■ STATED TASK ■
Take the lines from the beginning of the material through the line containing "0.094, 0.026, 0.0065];" and retype them exactly, leaving the pictures out.

--- BEGIN ---

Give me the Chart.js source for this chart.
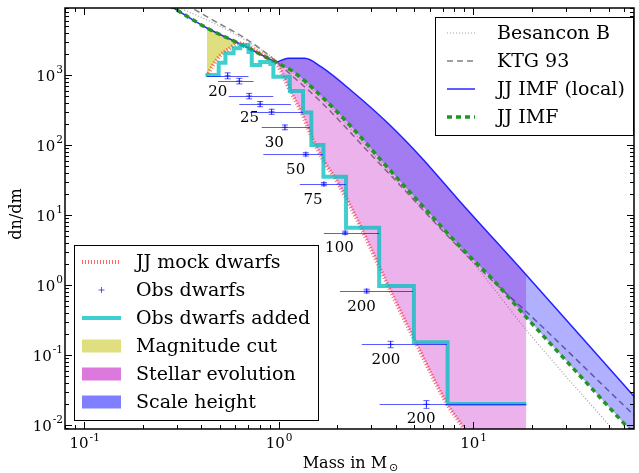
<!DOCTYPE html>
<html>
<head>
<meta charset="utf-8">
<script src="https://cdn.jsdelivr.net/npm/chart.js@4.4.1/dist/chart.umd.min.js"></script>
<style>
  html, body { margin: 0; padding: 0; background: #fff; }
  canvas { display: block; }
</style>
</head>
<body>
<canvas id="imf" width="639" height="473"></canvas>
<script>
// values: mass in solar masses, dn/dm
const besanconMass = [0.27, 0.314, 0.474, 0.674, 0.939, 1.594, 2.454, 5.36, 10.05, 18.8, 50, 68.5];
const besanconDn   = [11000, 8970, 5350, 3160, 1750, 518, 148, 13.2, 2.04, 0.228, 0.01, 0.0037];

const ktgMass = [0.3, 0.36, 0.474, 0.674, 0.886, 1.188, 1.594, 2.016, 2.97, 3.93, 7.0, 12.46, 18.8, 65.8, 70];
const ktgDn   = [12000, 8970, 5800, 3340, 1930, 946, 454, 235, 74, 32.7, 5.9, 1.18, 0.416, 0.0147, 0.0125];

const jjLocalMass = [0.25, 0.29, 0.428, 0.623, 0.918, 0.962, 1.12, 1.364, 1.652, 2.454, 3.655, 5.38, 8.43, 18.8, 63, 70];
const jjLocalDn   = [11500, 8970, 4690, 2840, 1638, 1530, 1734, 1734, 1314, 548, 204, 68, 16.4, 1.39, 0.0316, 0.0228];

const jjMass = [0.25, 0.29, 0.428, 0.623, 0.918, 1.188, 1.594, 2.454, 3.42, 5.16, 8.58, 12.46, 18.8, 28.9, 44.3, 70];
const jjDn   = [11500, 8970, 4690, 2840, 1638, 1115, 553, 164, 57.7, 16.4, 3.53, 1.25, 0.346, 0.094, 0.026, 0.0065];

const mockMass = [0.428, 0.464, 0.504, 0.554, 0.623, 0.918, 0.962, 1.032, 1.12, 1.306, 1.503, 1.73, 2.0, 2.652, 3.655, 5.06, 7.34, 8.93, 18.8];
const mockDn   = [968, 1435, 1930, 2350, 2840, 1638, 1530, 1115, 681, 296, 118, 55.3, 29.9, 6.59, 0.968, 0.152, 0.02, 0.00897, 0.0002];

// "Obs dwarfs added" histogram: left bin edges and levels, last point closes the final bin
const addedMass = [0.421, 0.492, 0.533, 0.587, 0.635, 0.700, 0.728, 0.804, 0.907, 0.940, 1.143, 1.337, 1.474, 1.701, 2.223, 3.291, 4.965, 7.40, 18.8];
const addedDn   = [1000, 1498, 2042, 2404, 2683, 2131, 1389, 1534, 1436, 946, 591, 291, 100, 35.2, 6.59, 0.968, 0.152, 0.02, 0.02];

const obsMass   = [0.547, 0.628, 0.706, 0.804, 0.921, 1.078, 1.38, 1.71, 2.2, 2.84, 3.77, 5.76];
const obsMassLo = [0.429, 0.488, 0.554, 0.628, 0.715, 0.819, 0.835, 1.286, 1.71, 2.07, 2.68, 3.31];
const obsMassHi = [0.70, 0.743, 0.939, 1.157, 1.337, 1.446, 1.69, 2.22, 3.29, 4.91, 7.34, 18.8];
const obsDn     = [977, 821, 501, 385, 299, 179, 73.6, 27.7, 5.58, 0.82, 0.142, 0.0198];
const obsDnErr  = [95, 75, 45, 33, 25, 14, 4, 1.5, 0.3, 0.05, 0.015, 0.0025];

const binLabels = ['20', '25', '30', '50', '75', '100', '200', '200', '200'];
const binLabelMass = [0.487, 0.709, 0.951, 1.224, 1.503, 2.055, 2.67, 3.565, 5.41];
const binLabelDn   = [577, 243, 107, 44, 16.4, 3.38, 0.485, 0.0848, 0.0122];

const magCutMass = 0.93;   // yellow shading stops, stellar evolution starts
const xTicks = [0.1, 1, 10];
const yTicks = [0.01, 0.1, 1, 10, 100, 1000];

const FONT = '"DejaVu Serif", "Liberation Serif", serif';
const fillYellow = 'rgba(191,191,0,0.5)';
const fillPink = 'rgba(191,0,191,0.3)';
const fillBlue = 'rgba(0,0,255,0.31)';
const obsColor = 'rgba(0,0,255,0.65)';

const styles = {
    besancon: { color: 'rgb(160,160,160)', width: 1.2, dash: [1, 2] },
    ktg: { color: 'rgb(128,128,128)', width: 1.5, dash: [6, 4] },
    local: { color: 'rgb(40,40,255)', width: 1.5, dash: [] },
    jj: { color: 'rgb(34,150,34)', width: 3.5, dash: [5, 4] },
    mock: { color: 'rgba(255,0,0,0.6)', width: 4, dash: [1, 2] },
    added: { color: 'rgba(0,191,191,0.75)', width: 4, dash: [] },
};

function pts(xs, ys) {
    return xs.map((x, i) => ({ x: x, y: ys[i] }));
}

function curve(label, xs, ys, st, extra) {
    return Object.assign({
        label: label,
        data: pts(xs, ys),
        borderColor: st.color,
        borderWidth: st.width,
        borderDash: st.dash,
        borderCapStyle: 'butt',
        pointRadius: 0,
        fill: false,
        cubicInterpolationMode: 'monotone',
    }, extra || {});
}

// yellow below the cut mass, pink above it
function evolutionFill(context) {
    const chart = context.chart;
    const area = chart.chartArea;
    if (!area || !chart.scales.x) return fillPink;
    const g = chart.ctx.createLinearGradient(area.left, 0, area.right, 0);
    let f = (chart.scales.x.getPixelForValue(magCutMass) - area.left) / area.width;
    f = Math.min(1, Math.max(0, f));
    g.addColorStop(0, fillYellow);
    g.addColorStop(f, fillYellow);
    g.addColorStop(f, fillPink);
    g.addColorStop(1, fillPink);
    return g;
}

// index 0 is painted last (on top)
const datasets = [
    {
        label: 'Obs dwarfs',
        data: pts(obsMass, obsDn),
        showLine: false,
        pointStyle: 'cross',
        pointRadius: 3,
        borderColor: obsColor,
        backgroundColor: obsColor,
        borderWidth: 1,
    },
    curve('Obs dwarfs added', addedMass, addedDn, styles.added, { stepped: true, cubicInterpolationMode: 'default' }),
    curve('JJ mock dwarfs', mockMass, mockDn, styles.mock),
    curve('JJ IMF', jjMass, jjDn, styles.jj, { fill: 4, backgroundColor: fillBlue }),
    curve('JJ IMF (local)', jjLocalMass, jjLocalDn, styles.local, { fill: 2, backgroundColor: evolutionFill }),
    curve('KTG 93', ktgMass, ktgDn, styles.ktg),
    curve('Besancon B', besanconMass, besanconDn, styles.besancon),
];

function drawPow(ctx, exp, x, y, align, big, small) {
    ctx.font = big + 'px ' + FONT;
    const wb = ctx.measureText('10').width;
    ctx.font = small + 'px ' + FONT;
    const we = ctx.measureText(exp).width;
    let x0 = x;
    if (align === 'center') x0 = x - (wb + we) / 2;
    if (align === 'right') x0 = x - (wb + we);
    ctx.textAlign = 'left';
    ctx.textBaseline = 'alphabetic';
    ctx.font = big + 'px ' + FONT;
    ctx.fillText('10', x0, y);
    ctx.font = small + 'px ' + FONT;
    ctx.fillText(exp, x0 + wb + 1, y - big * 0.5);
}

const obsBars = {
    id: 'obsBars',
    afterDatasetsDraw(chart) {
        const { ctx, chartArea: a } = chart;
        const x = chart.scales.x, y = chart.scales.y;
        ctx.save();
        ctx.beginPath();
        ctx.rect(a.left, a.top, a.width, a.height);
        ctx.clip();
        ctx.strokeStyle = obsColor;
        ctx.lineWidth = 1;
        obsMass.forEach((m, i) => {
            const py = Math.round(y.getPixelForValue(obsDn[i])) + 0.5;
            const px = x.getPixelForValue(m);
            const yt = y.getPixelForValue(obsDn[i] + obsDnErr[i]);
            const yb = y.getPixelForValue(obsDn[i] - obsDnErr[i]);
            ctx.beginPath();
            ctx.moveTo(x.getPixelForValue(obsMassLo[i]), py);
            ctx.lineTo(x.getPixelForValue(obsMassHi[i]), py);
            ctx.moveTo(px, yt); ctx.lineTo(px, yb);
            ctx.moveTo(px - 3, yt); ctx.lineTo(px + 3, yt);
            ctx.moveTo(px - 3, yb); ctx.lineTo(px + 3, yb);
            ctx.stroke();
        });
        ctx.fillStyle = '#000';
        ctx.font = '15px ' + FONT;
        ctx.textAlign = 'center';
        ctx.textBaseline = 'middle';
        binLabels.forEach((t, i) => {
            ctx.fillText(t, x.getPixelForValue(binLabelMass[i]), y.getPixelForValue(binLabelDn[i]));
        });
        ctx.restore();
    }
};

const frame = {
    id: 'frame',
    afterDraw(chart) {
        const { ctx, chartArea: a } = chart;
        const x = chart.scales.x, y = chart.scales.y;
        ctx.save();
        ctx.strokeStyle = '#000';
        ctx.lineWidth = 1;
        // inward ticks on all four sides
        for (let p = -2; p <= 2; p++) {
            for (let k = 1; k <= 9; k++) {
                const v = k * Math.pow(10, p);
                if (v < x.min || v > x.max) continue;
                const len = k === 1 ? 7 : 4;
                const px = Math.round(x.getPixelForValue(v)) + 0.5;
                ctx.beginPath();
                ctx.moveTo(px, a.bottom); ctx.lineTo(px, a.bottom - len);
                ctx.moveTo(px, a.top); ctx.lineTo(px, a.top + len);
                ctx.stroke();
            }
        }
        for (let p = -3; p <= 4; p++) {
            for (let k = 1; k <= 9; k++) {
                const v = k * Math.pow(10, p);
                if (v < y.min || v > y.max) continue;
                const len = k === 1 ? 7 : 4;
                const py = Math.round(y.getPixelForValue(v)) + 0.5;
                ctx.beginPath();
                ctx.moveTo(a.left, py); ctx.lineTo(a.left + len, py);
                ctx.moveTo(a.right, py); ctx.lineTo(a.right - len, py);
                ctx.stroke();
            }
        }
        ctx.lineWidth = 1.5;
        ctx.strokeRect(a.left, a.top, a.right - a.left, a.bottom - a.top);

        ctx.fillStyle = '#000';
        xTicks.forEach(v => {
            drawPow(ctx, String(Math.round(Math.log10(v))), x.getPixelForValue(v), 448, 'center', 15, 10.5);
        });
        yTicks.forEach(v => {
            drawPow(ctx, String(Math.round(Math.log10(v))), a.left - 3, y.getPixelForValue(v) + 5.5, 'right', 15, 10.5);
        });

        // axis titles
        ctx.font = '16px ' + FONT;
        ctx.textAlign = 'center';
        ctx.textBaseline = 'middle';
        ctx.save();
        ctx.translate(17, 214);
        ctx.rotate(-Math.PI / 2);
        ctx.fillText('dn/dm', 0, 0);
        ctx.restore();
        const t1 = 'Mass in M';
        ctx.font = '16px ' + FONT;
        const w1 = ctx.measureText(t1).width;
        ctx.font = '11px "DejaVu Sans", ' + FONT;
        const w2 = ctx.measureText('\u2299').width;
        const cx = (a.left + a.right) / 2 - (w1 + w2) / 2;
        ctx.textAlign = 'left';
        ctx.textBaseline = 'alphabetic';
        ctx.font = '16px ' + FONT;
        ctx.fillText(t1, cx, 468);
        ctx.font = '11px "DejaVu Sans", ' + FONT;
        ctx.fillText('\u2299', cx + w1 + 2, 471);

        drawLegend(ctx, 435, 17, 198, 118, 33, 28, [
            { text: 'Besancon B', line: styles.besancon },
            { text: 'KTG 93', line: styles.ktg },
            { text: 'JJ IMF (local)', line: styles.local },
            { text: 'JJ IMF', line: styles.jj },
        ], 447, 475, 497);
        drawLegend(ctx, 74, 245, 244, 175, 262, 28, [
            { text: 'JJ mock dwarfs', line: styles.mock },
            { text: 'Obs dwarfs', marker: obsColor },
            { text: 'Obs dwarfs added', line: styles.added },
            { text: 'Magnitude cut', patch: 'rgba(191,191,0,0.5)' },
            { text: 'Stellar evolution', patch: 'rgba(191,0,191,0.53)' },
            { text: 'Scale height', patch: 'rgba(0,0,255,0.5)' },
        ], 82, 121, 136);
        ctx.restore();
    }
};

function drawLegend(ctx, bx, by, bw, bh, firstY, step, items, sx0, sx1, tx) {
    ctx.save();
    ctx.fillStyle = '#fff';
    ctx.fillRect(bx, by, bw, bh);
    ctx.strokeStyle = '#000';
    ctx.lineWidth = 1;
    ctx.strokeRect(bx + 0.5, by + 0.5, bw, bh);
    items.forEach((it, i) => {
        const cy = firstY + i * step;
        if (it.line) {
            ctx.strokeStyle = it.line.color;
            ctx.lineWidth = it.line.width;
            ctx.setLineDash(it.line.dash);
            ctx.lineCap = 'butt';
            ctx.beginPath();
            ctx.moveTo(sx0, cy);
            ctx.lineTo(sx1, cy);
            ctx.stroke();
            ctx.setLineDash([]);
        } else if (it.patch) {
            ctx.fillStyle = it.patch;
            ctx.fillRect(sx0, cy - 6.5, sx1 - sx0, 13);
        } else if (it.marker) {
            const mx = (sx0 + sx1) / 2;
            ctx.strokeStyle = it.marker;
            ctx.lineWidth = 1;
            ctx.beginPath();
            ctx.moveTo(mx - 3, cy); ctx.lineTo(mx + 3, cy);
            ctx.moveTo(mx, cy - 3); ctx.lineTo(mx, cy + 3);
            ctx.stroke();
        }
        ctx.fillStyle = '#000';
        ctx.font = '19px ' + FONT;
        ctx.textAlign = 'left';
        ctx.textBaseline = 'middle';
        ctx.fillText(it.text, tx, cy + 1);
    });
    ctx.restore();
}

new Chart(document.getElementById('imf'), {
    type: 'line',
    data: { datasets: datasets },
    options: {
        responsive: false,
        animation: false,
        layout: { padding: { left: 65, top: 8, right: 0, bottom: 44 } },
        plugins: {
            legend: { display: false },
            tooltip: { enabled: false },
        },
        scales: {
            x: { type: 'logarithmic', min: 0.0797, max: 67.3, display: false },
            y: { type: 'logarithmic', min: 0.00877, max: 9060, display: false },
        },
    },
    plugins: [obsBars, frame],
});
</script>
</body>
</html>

--- END ---

■ REPLY TO THE TASK ■
Give me the Chart.js source for this chart.
<!DOCTYPE html>
<html>
<head>
<meta charset="utf-8">
<script src="https://cdn.jsdelivr.net/npm/chart.js@4.4.1/dist/chart.umd.min.js"></script>
<style>
  html, body { margin: 0; padding: 0; background: #fff; }
  canvas { display: block; }
</style>
</head>
<body>
<canvas id="imf" width="639" height="473"></canvas>
<script>
// values: mass in solar masses, dn/dm
const besanconMass = [0.27, 0.314, 0.474, 0.674, 0.939, 1.594, 2.454, 5.36, 10.05, 18.8, 50, 68.5];
const besanconDn   = [11000, 8970, 5350, 3160, 1750, 518, 148, 13.2, 2.04, 0.228, 0.01, 0.0037];

const ktgMass = [0.3, 0.36, 0.474, 0.674, 0.886, 1.188, 1.594, 2.016, 2.97, 3.93, 7.0, 12.46, 18.8, 65.8, 70];
const ktgDn   = [12000, 8970, 5800, 3340, 1930, 946, 454, 235, 74, 32.7, 5.9, 1.18, 0.416, 0.0147, 0.0125];

const jjLocalMass = [0.25, 0.29, 0.428, 0.623, 0.918, 0.962, 1.12, 1.364, 1.652, 2.454, 3.655, 5.38, 8.43, 18.8, 63, 70];
const jjLocalDn   = [11500, 8970, 4690, 2840, 1638, 1530, 1734, 1734, 1314, 548, 204, 68, 16.4, 1.39, 0.0316, 0.0228];

const jjMass = [0.25, 0.29, 0.428, 0.623, 0.918, 1.188, 1.594, 2.454, 3.42, 5.16, 8.58, 12.46, 18.8, 28.9, 44.3, 70];
const jjDn   = [11500, 8970, 4690, 2840, 1638, 1115, 553, 164, 57.7, 16.4, 3.53, 1.25, 0.346, 0.094, 0.026, 0.0065];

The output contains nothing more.